Once the food has been blanched for the appropriate time, it comes out of the boiling water and gets dropped into the first large pan of cold water. Whilst it is cooling down, the next load to blanch gets put into the blanching basket and back into the boiling water. A blanching basket, by the way, is just like an old fashioned chip pan basket.
Then back to the cold pan and using a sieve, the cooling food is transferred from the first pan, which now has warmish water in, to the second cold water pan. Then change the water in the first cold pan so it is cold again.
A minute or two’s break and we start again. From the boiling pan to the first cold pan, thence to the second and then to a colander to drain. Finally into the fridge to carry on bring the temperature down.
When the batch is finished and cooled in the fridge, bag up and into the fast-freeze bit of the freezer. It’s a good idea to pop the ‘super freeze’ button on the freezer an hour or two before you start. This ensures the freezer is a cold as possible before you start warming it up by adding relatively warm food.

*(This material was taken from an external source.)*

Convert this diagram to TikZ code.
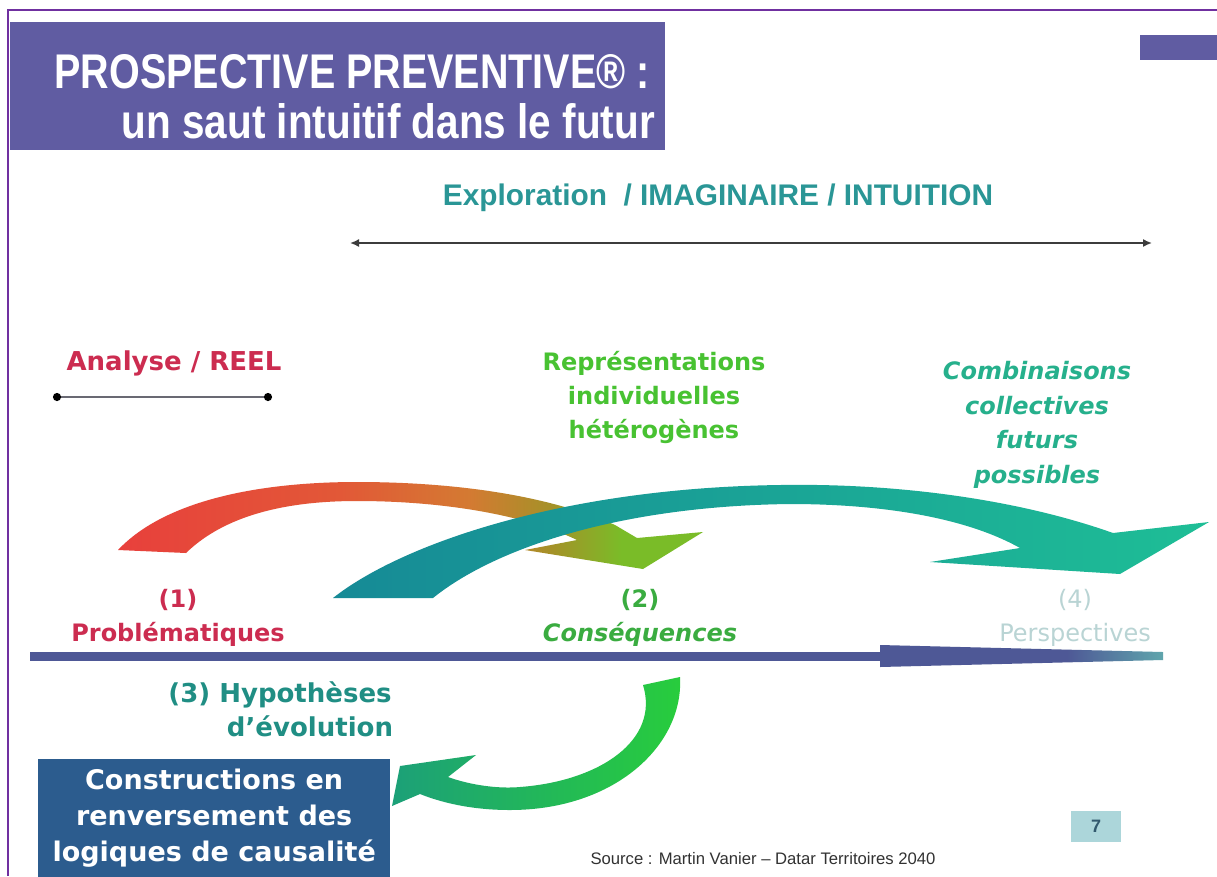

The ideal temperature is minus 20 deg C for your freezer. You need a freezer with the 4 star rating. This not only holds below minus 18 deg C but also will freeze. Some fridge / freezers only have 3 stars or less and are not suitable for freezing or long term storage.
The most efficient freezer for storing large amounts is a chest freezer. They use less energy for the volume and lose less chilled air when you open them. On the other hand, things do have a tendency to end up at the bottom, never to be found.
There’s an article on freezing and blanching on the site along with a blanching time chart. How to Freeze Vegetables
The boiling pan is on the right, on the largest ring on the cooker. Then the two cooling pans by the sink and the colanders draining on the left.
Shame about the cabbages there John! I thought you used slug deterrents?
I have used your blanching tips with great success and thank Val for her Jam recipes. Its great eating strawberry and summer fruit jams
Although there is no substitute for the fresh cabbages, French beans and caulis as they do lose that bite a little in my opinion. They worked pretty well but the broad beans were like they had just been podded.
Rgds,
Cazaux
I do use some slug pellets (the safe type) but I try and minimise my use of them. I don’t claim to be organic, but I go for minimum input. Anyway, if it ain’t good enough for the bugs, it ain’t good enough for us!
Totally agree re the blanching. Val’s strawberry conserve is just wonderful. Honestly, I’ve never tasted shop bought half as good.